• [Items]:
start

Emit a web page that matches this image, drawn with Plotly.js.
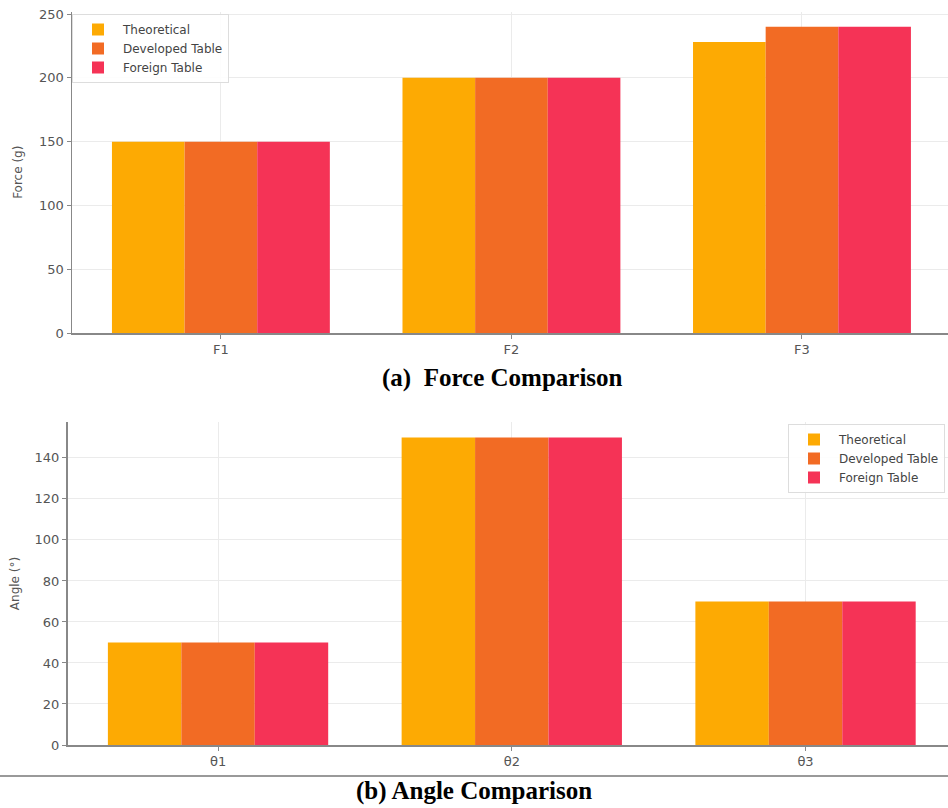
<!DOCTYPE html>
<html>
<head>
<meta charset="utf-8">
<script src="https://cdn.plot.ly/plotly-3.0.1.min.js"></script>
<style>html,body{margin:0;padding:0;background:#fff;}#chart{width:948px;height:808px;}</style>
</head>
<body>
<div id="chart"></div>
<script>
// Data
const forceCategories = ["F1", "F2", "F3"];
const forceTheoretical = [150, 200, 228];
const forceDeveloped = [150, 200, 240];
const forceForeign = [150, 200, 240];

const angleCategories = ["θ1", "θ2", "θ3"];
const angleTheoretical = [50, 150, 70];
const angleDeveloped = [50, 150, 70];
const angleForeign = [50, 150, 70];

const seriesNames = ["Theoretical", "Developed Table", "Foreign Table"];
const seriesColors = ["#FDAA03", "#F26B24", "#F53356"];

const W = 948, H = 808;
const tickFont = {family: "DejaVu Sans", size: 13, color: "#555"};

function bars(cats, vals, i, ax, leg) {
  return {
    type: "bar", x: cats, y: vals, name: seriesNames[i],
    marker: {color: seriesColors[i], line: {width: 0}},
    xaxis: "x" + ax, yaxis: "y" + ax, legend: leg,
    hoverinfo: "skip"
  };
}

const data = [
  bars(forceCategories, forceTheoretical, 0, "", "legend"),
  bars(forceCategories, forceDeveloped, 1, "", "legend"),
  bars(forceCategories, forceForeign, 2, "", "legend"),
  bars(angleCategories, angleTheoretical, 0, "2", "legend2"),
  bars(angleCategories, angleDeveloped, 1, "2", "legend2"),
  bars(angleCategories, angleForeign, 2, "2", "legend2")
];

function xax(domain, range, anchor) {
  return {
    domain: domain, range: range, anchor: anchor, type: "category",
    showgrid: true, gridcolor: "#ebebeb", gridwidth: 1,
    showline: true, linecolor: "#888", linewidth: 1.5,
    ticks: "outside", ticklen: 4, tickcolor: "#888",
    tickfont: tickFont, zeroline: false, fixedrange: true
  };
}
function yax(domain, range, anchor, title, dtick, standoff) {
  return {
    domain: domain, range: range, anchor: anchor,
    dtick: dtick, tick0: 0,
    showgrid: true, gridcolor: "#ebebeb", gridwidth: 1,
    showline: true, linecolor: "#888", linewidth: 1.5,
    ticks: "outside", ticklen: 4, tickcolor: "#888",
    tickfont: tickFont, zeroline: false,
    title: {text: title, font: {family: "DejaVu Sans", size: 12, color: "#555"}, standoff: standoff},
    fixedrange: true
  };
}

const legendFont = {family: "DejaVu Sans", size: 12, color: "#444"};

const layout = {
  width: W, height: H,
  margin: {l: 0, r: 0, t: 0, b: 0},
  paper_bgcolor: "#fff", plot_bgcolor: "#fff",
  barmode: "group", bargap: 0.25, bargroupgap: 0,
  showlegend: true,
  xaxis: xax([72 / W, 1], [-0.5125, 2.5026], "y"),
  yaxis: yax([(H - 333) / H, (H - 11.5) / H], [0, 252], "x", "Force (g)", 50, 14),
  xaxis2: xax([67.5 / W, 1], [-0.5125, 2.485], "y2"),
  yaxis2: yax([(H - 745) / H, (H - 422) / H], [0, 157.5], "x2", "Angle (°)", 20, 12),
  legend: {
    x: 72 / W, y: (H - 14) / H, xanchor: "left", yanchor: "top",
    bgcolor: "rgba(255,255,255,0.9)", bordercolor: "#dddddd", borderwidth: 1,
    font: legendFont, tracegroupgap: 0, itemwidth: 40
  },
  legend2: {
    x: 788 / W, y: (H - 424) / H, xanchor: "left", yanchor: "top",
    bgcolor: "rgba(255,255,255,0.9)", bordercolor: "#dddddd", borderwidth: 1,
    font: legendFont, tracegroupgap: 0, itemwidth: 40
  },
  shapes: [
    {type: "line", xref: "paper", yref: "paper", x0: 0, x1: 1,
     y0: (H - 776) / H, y1: (H - 776) / H, line: {color: "#777", width: 1.5}}
  ],
  annotations: [
    {text: "<b>(a)  Force Comparison</b>", xref: "paper", yref: "paper",
     x: 502 / W, y: (H - 378) / H, xanchor: "center", yanchor: "middle", showarrow: false,
     font: {family: "Liberation Serif", size: 25, color: "#000"}},
    {text: "<b>(b) Angle Comparison</b>", xref: "paper", yref: "paper",
     x: 474 / W, y: (H - 791) / H, xanchor: "center", yanchor: "middle", showarrow: false,
     font: {family: "Liberation Serif", size: 25, color: "#000"}}
  ]
};

Plotly.newPlot("chart", data, layout, {staticPlot: true, displayModeBar: false});
</script>
</body>
</html>
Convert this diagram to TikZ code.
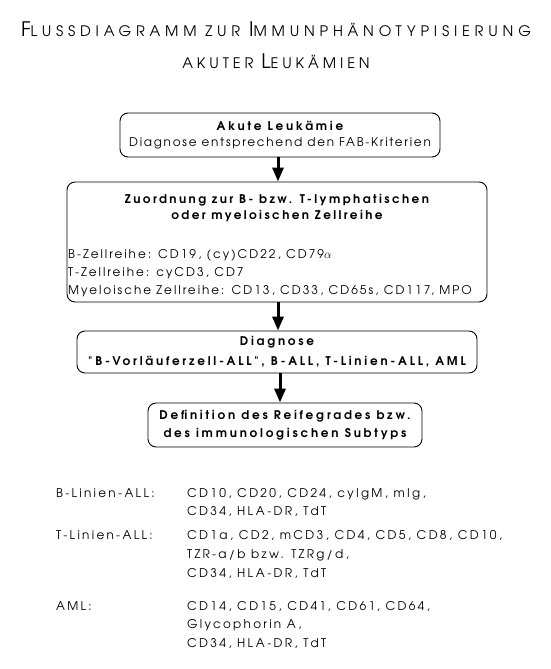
\documentclass[tikz,border=0pt]{standalone}
\usepackage{fontspec}
\setmainfont{texgyreadventor}[Extension=.otf, UprightFont=*-regular, BoldFont=*-bold, ItalicFont=*-italic, BoldItalicFont=*-bolditalic, LetterSpace=16.5]
\newfontfamily\bfam{texgyreadventor-bold.otf}[LetterSpace=23]
\newfontfamily\bfamz{texgyreadventor-bold.otf}[LetterSpace=20]
\newfontfamily\regb{texgyreadventor-regular.otf}[LetterSpace=14.5]
\newfontfamily\regl{texgyreadventor-regular.otf}[LetterSpace=19]
\newfontfamily\titlefa{texgyreadventor-regular.otf}[LetterSpace=33]
\newfontfamily\titlefb{texgyreadventor-regular.otf}[LetterSpace=27]
\usetikzlibrary{arrows.meta}
\newcommand{\tbig}[1]{{\fontsize{20}{20}\selectfont #1}}
\newcommand{\tsmall}[1]{{\fontsize{14.5}{14.5}\selectfont #1}}
\tikzset{
  box/.style={draw, rounded corners=8pt, line width=0.9pt, inner sep=0pt, align=center},
  flow/.style={line width=3pt, -{Triangle[width=11pt,length=14pt]}},
  txt/.style={inner sep=0pt, font=\fontsize{12}{16}\selectfont},
}
\begin{document}
\begin{tikzpicture}[x=1pt,y=-1pt]
\useasboundingbox (0,0) rectangle (550,669);
% title
\node[inner sep=0pt, anchor=base, font=\titlefa] (t1) at (276,37) {\tbig{F}\tsmall{LUSSDIAGRAMM ZUR }\tbig{I}\tsmall{MMUNPH\"ANOTYPISIERUNG}};
\node[inner sep=0pt, anchor=base, font=\titlefb] (t2) at (276,69) {\tsmall{AKUTER }\tbig{L}\tsmall{EUK\"AMIEN}};
% boxes
\node[box, minimum width=320pt, minimum height=44pt, font=\fontsize{12}{16}\selectfont\regb] (b1) at (280,135)
  {{\bfam Akute Leuk\"amie}\\Diagnose entsprechend den FAB-Kriterien};
\node[box, minimum width=420pt, minimum height=120pt] (b2) at (277,242) {};
\node[txt, align=center, font=\fontsize{12}{15.5}\selectfont\bfamz] (b2h) at (277,208)
  {Zuordnung zur B- bzw. T-lymphatischen\\oder myeloischen Zellreihe};
\node[txt, align=left, anchor=west, font=\fontsize{12}{18}\selectfont] (b2l) at (68,273)
  {B-Zellreihe: CD19, (cy)CD22, CD79$\alpha$\\T-Zellreihe: cyCD3, CD7\\Myeloische Zellreihe: CD13, CD33, CD65s, CD117, MPO};
\node[box, minimum width=400pt, minimum height=42pt, font=\fontsize{12}{20}\selectfont\bfam] (b3) at (277,352)
  {Diagnose\\"B-Vorl\"auferzell-ALL", B-ALL, T-Linien-ALL, AML};
\node[box, minimum width=274pt, minimum height=44pt, font=\fontsize{12}{18}\selectfont\bfam] (b4) at (285,425)
  {Definition des Reifegrades bzw.\\des immunologischen Subtyps};
% arrows
\draw[flow] (278,157) coordinate (a1s) -- (a1s |- b2.north);
\draw[flow] (278,302) coordinate (a2s) -- (a2s |- b3.north);
\draw[flow] (280,373) coordinate (a3s) -- (a3s |- b4.north);
% list
\begin{scope}[every node/.style={inner sep=0pt, anchor=base west, font=\fontsize{12}{12}\selectfont\regl}]
\node (l1) at (56,497) {B-Linien-ALL:};
\node (v1a) at (187,497) {CD10, CD20, CD24, cyIgM, mIg,};
\node (v1b) at (187,515) {CD34, HLA-DR, TdT};
\node (l2) at (56,539) {T-Linien-ALL:};
\node (v2a) at (187,539) {CD1a, CD2, mCD3, CD4, CD5, CD8, CD10,};
\node (v2b) at (187,558) {TZR-a/b bzw. TZRg/d,};
\node (v2c) at (187,577) {CD34, HLA-DR, TdT};
\node (l3) at (56,610) {AML:};
\node (v3a) at (187,610) {CD14, CD15, CD41, CD61, CD64,};
\node (v3b) at (187,628) {Glycophorin A,};
\node (v3c) at (187,647) {CD34, HLA-DR, TdT};
\end{scope}
\end{tikzpicture}
\end{document}
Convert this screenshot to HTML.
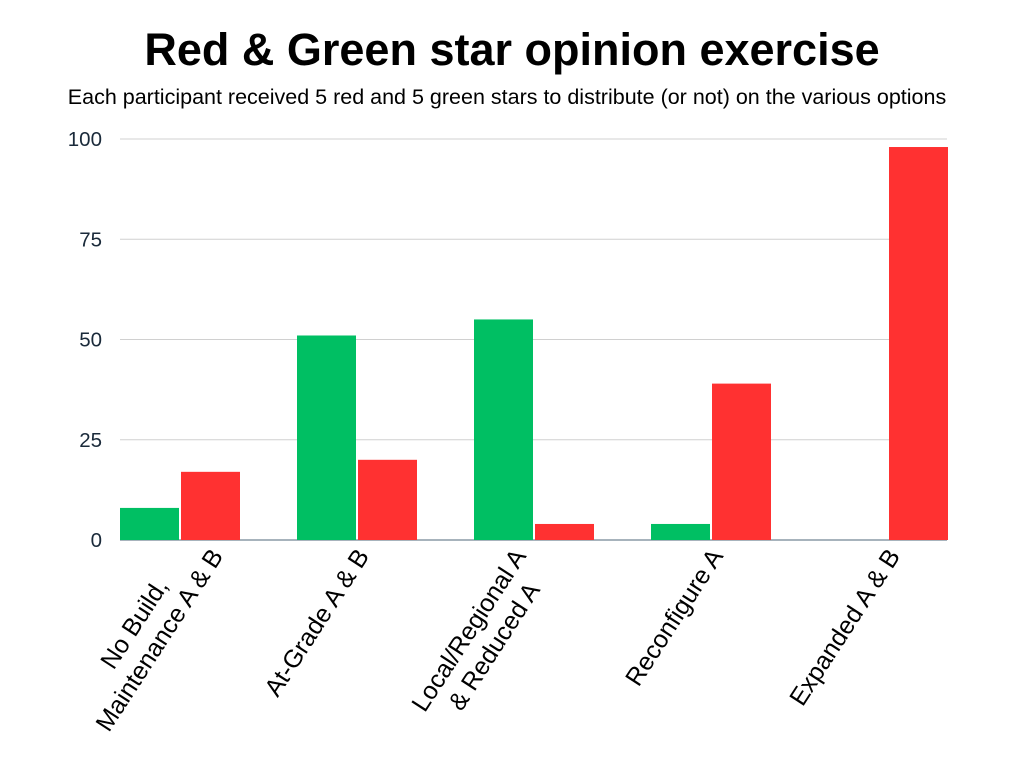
<!DOCTYPE html>
<html><head><meta charset="utf-8"><style>
body{margin:0;background:#fff;}
svg{display:block;font-family:"Liberation Sans",sans-serif;}
</style></head><body>
<svg id="chart" width="1024" height="768">
<text x="512" y="65" text-anchor="middle" font-size="45" font-weight="bold" fill="#000">Red &amp; Green star opinion exercise</text>
<text x="507" y="104" text-anchor="middle" font-size="21.5" fill="#000">Each participant received 5 red and 5 green stars to distribute (or not) on the various options</text>
<g id="grid"></g><g id="bars"></g><g id="labels"></g>
</svg>
<script>
const categories=[["No Build,","Maintenance A & B"],["At-Grade A & B"],["Local/Regional A","& Reduced  A"],["Reconfigure A"],["Expanded A & B"]];
const greenValues=[8,51,55,4,0];
const redValues=[17,20,4,39,98];
const yTicks=[0,25,50,75,100];
const NS="http://www.w3.org/2000/svg";
const x0=120,x1=947,y0=540,y100=139,step=177,bw=59;
const labelShift=[44,13,-7,13,13];
const y=v=>y0-(y0-y100)*v/100;
function mk(tag,attrs,parent){const e=document.createElementNS(NS,tag);for(const k in attrs)e.setAttribute(k,attrs[k]);parent.appendChild(e);return e;}
const grid=document.getElementById('grid'),bars=document.getElementById('bars'),labels=document.getElementById('labels');
yTicks.forEach(t=>{
  const l=mk('line',{x1:x0,x2:x1,y1:y(t),y2:y(t),stroke:t===0?'#8a9aa6':'#d0d0d0','stroke-width':t===0?1.5:1},grid);
  
  
  const tx=mk('text',{x:102,y:y(t)+7,'text-anchor':'end','font-size':20.5,fill:'#1a2a3a'},grid);
  tx.textContent=t;
  
  
});
categories.forEach((c,i)=>{
  const gx=x0+step*i;
  if(greenValues[i]>0){
    const g=mk('rect',{x:gx,y:y(greenValues[i]),width:bw,height:y0-y(greenValues[i]),fill:'#00bf63'},bars);
    
    
  }
  const r=mk('rect',{x:gx+bw+2,y:y(redValues[i]),width:bw,height:y0-y(redValues[i]),fill:'#ff3131'},bars);
  
  
  const cx=gx+bw+1+labelShift[i],cy=556;
  const t=mk('text',{transform:`translate(${cx},${cy}) rotate(-57)`,'text-anchor':'middle','font-size':25,fill:'#000'},labels);
  
  
  const spans=c.map(line=>{const ts=mk('tspan',{x:0,y:0},t);ts.textContent=line;return ts;});
  const lens=spans.map(s=>s.getComputedTextLength());
  const L=Math.max(...lens);const k=lens.indexOf(L);
  spans.forEach((s,j)=>{s.setAttribute('x',-L/2);s.setAttribute('y',(j-k)*30);});
});
</script>
</body></html>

end

Everything from the first line to the line with "const angleForeign = [50, 150, 70];" must be repeated exactly, and nothing else. Leave the pictures out.

Emit a web page that matches this image, drawn with Plotly.js.
<!DOCTYPE html>
<html>
<head>
<meta charset="utf-8">
<script src="https://cdn.plot.ly/plotly-3.0.1.min.js"></script>
<style>html,body{margin:0;padding:0;background:#fff;}#chart{width:948px;height:808px;}</style>
</head>
<body>
<div id="chart"></div>
<script>
// Data
const forceCategories = ["F1", "F2", "F3"];
const forceTheoretical = [150, 200, 228];
const forceDeveloped = [150, 200, 240];
const forceForeign = [150, 200, 240];

const angleCategories = ["θ1", "θ2", "θ3"];
const angleTheoretical = [50, 150, 70];
const angleDeveloped = [50, 150, 70];
const angleForeign = [50, 150, 70];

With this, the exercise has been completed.